Weil Sade so komplett die romantische Vorstellung des "Schriftstellers als Irren" erfüllt, war er immer auch ein starker ,blueprint' für viele andere Künstler: Peter Weiss, Yukio Mishima, Nobelpreis-Gewinner Octavio Paz und Filmemacher Pier Paolo Pasolini haben allesamt Werke geschaffen, die nach dem Vorbild von Sade entstanden. (Es ist wenig überraschend, dass Sades Künstlerkollegen dazu tendieren, ihm mit Sympathie entgegenzutreten.) Wenn man das Ungeheuerliche seiner Prosa in Betracht zieht, dann zwingt Sade einen dazu, sich mit unausweichlichen und wichtigen Fragen über die Natur der Kunst auseinanderzusetzen. Was ist die wahre Funktion der Kunst in einer Kultur? Soll sie die Lehrsätze einer Gesellschaft aufrecht erhalten - oder sie in Frage stellen? Bestätigen - oder angreifen? Soll sie die Institutionen, die die Zivilisation formen - Regierung, Kirche - stützen oder sie entlarven? Zieht politische Unterdrückung tatsächlich provokative Kunst nach sich, anstatt, wie beabsichtigt, sie zu unterdrücken? Was passiert, wenn wir die extremen Stimmen in unserer Gesellschaft zum Schweigen bringen? Was passiert, wenn wir sie zu Wort kommen lassen?

Als ich mit der Arbeit an Quills begann, lasteten all diese Fragen schwer auf meinen Schultern. Sie waren mir wichtiger als eine faktische, biographische Wiedergabe der Lebensdaten des Marquis de Sade. (Wahre Leben verfügen nur in den seltensten Fällen über eine narrative oder thematische Kontinuität. Selten gelingt es, sie in zwei Stunden Unterhaltung zu komprimieren. Ich würde auch nie behaupten, dass der Sade, den ich erdacht habe, dem wahren Marquis entspricht. Es war nicht zu vermeiden, dass er als Ergebnis eine Mixtur aus angesammelten Tatsachen und meinen eigenen Vermutungen werden würde.). Also bereitete ich mir ein Geschenk: das befreiende Konzept, das man "künstlerische Freiheit" nennt.

Ich wusste, dass ich, wollte ich tatsächlich die Essenz seines Wesens - also nicht die bloßen Fakten seines Lebens, sondern die eigene, bösartige Ästhetik des Marquis - erfassen, mich genauso an seiner Fiktion orientieren würde müssen wie an dem stetig wachsenden Stapel von Biographien auf meinem Schreibtisch.

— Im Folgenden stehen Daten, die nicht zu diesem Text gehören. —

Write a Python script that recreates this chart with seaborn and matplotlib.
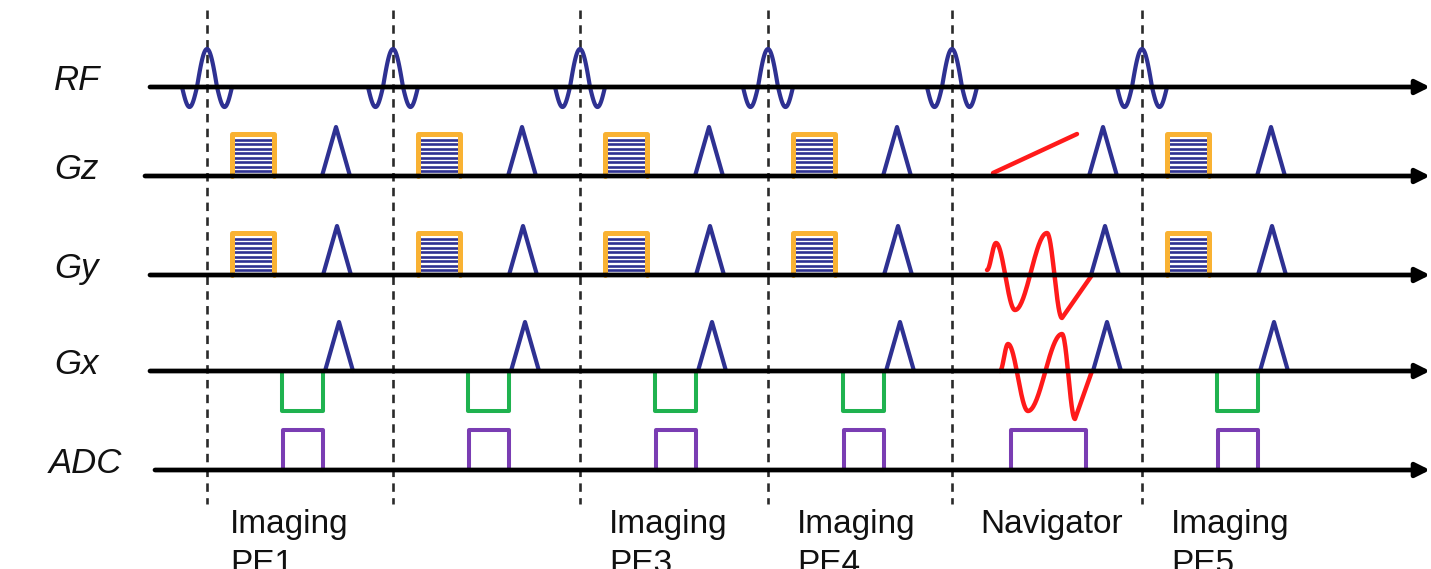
import numpy as np
import pandas as pd
import matplotlib
matplotlib.use("Agg")
import matplotlib.pyplot as plt
import seaborn as sns

sns.set_theme(style="white")
plt.rcParams["font.family"] = ["Liberation Sans", "DejaVu Sans"]

# ---- sequence layout (canvas units, y grows downward) ----
channels = ["RF", "Gz", "Gy", "Gx", "ADC"]
baseline_y = [87, 176, 275, 371, 470]
axis_start = [150, 145, 150, 150, 155]
label_x = [77, 76, 76, 76, 85]

# TR boundaries (dashed markers) and what each TR contains
tr_edges = [207, 393, 580, 768, 952, 1142]
block_kind = ["imaging", "imaging", "imaging", "imaging", "navigator", "imaging"]
block_labels = ["Imaging\nPE1", "", "Imaging\nPE3", "Imaging\nPE4", "Navigator", "Imaging\nPE5"]
label_offset = [23, 28, 29, 29, 28, 29]

# imaging block timings relative to TR start
pe_box = (25, 67)          # phase/partition encode table, start/end
pe_box_height = 42
spoiler_apex = 131         # crusher triangle apex
spoiler_half = 14
spoiler_height = 49
readout = (75, 116)        # Gx readout lobe (negative)
readout_depth = 40
adc_window = (76, 116)
adc_height = 40

# navigator block
nav_gz_ramp_t = [41, 125]
nav_gz_ramp_amp = [3, 42]
nav_gy_t = [35, 44, 63, 95, 110, 140]
nav_gy_amp = [5, 32, -35, 42, -43, 0]
nav_gx_t = [48, 56, 76, 110, 123, 140]
nav_gx_amp = [0, 27, -40, 37, -48, 0]
nav_spoiler_apex = 153
nav_adc = (59, 134)

# RF pulse lobes: (start, end, amplitude) relative to the pulse centre
rf_lobes = [(-25, -10, -20), (-10, 10, 38), (10, 25, -20)]

BLUE = "#2e3192"
ORANGE = "#f9b233"
GREEN = "#1fb24f"
PURPLE = "#7a3db3"
RED = "#ff1a1a"

fig = plt.figure(figsize=(14.31, 5.69), dpi=100)
ax = fig.add_axes([0, 0, 1, 1])
ax.set_xlim(0, 1431)
ax.set_ylim(569, 0)
ax.axis("off")

shapes = {"blue": [], "orange": [], "stripe": [], "green": [], "purple": [], "red": []}


def add(kind, xs, ys):
    sid = len(shapes[kind])
    shapes[kind].append(pd.DataFrame({"x": xs, "y": ys, "shape": sid}))


def half_cos_path(t, amp, base, x0, last_linear=True):
    xs, ys = [], []
    n = len(t) - 1
    for i in range(n):
        s = np.linspace(0, 1, 40)
        if last_linear and i == n - 1:
            w = s
        else:
            w = (1 - np.cos(np.pi * s)) / 2
        xs.extend(x0 + t[i] + (t[i + 1] - t[i]) * s)
        ys.extend(base - (amp[i] + (amp[i + 1] - amp[i]) * w))
    return xs, ys


def triangle(x_apex, base, height):
    add("blue", [x_apex - spoiler_half, x_apex, x_apex + spoiler_half],
        [base, base - height, base])


def pe_table(x0, base):
    a, b = x0 + pe_box[0], x0 + pe_box[1]
    top = base - pe_box_height
    for yy in np.linspace(top + 6, base - 5, 8):
        add("stripe", [a + 2, b - 2], [yy, yy])
    add("orange", [a, a, b, b], [base, top, top, base])


yRF, yGz, yGy, yGx, yADC = baseline_y
for x0, kind in zip(tr_edges, block_kind):
    # RF excitation
    xs, ys = [], []
    for s0, s1, amp in rf_lobes:
        s = np.linspace(0, 1, 40)
        xs.extend(x0 + s0 + (s1 - s0) * s)
        ys.extend(yRF - amp * np.sin(np.pi * s))
    add("blue", xs, ys)

    if kind == "imaging":
        pe_table(x0, yGz)
        pe_table(x0, yGy)
        triangle(x0 + spoiler_apex - 2, yGz, spoiler_height)
        triangle(x0 + spoiler_apex - 1, yGy, spoiler_height)
        triangle(x0 + spoiler_apex + 1, yGx, spoiler_height)
        a, b = readout
        add("green", [x0 + a, x0 + a, x0 + b, x0 + b],
            [yGx, yGx + readout_depth, yGx + readout_depth, yGx])
        a, b = adc_window
        add("purple", [x0 + a, x0 + a, x0 + b, x0 + b, x0 + a],
            [yADC, yADC - adc_height, yADC - adc_height, yADC, yADC])
    else:
        add("red", [x0 + nav_gz_ramp_t[0], x0 + nav_gz_ramp_t[1]],
            [yGz - nav_gz_ramp_amp[0], yGz - nav_gz_ramp_amp[1]])
        add("red", *half_cos_path(nav_gy_t, nav_gy_amp, yGy, x0))
        add("red", *half_cos_path(nav_gx_t, nav_gx_amp, yGx, x0))
        triangle(x0 + nav_spoiler_apex - 2, yGz, spoiler_height)
        triangle(x0 + nav_spoiler_apex, yGy, spoiler_height)
        triangle(x0 + nav_spoiler_apex + 2, yGx, spoiler_height)
        a, b = nav_adc
        add("purple", [x0 + a, x0 + a, x0 + b, x0 + b, x0 + a],
            [yADC, yADC - adc_height, yADC - adc_height, yADC, yADC])

styles = {
    "stripe": (BLUE, 1.9, 2),
    "orange": (ORANGE, 3.6, 3),
    "blue": (BLUE, 3.0, 3),
    "green": (GREEN, 2.9, 3),
    "purple": (PURPLE, 2.9, 3),
    "red": (RED, 3.2, 3),
}
for kind, (color, lw, z) in styles.items():
    if not shapes[kind]:
        continue
    df = pd.concat(shapes[kind], ignore_index=True)
    sns.lineplot(data=df, x="x", y="y", units="shape", estimator=None, sort=False,
                 color=color, lw=lw, ax=ax, zorder=z, legend=False,
                 solid_joinstyle="round", solid_capstyle="round")

# TR boundary markers
for x0 in tr_edges:
    ax.plot([x0, x0], [10, 504], color="#2a2a2a", lw=1.9, ls=(0, (3.2, 2.4)), zorder=1)

# channel time axes with arrows
for name, y, xs0, lx in zip(channels, baseline_y, axis_start, label_x):
    ax.annotate("", xy=(1430, y), xytext=(xs0, y),
                arrowprops=dict(arrowstyle="-|>", lw=3.4, color="black",
                                mutation_scale=21, shrinkA=0, shrinkB=0),
                zorder=4)
    ax.text(lx, y - 7, name, fontsize=25, style="italic", ha="center",
            va="center", color="#111111")

for x0, off, lab in zip(tr_edges, label_offset, block_labels):
    if lab:
        ax.text(x0 + off, 509, lab, fontsize=24, ha="left", va="top",
                color="#111111", linespacing=1.38)

fig.savefig("out.png", dpi=100, facecolor="white")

Ich würde mit der selben boshaften Lust schreiben müssen, die Sade wohl gefühlt haben mag, als er sich seinen Weg durch "Justine" oder "Die 120 Tage von Sodom" kämpfte. Ich habe Fakten neu arrangiert, Figuren gefälscht und neue erfunden. Viele der dramatischen Höhepunkte des Films entspringen meiner Fantasie.

Ich habe es mir sogar erlaubt, dem verstorbenen Marquis Worte in den Mund zu legen, indem ich mir Geschichten in seinem Stil ausdachte anstatt mich bei seinen wohlbekannten Werken zu bedienen.

Ich hoffe, dem Film gelingt es, sich über die bloße Person hinwegzusetzen, die in seinem Mittelpunkt steht, und die Menschen des 21. Jahrhunderts direkt anzusprechen. Ich habe mich bemüht, dem Beispiel meiner geschätzten Vorgänger folgend die Figur de Sade dem verstaubten Umfeld der Geschichtsbücher zu entreißen und aktuelle Fragen unserer Zeit kritisch aufzugreifen. Ich bete, dass er mir das Eindringen verzeiht, speziell in Anbetracht seines letzten Wunsches. Ich muss wohl nicht betonen, dass ich ihn ungern zum Feind hätte.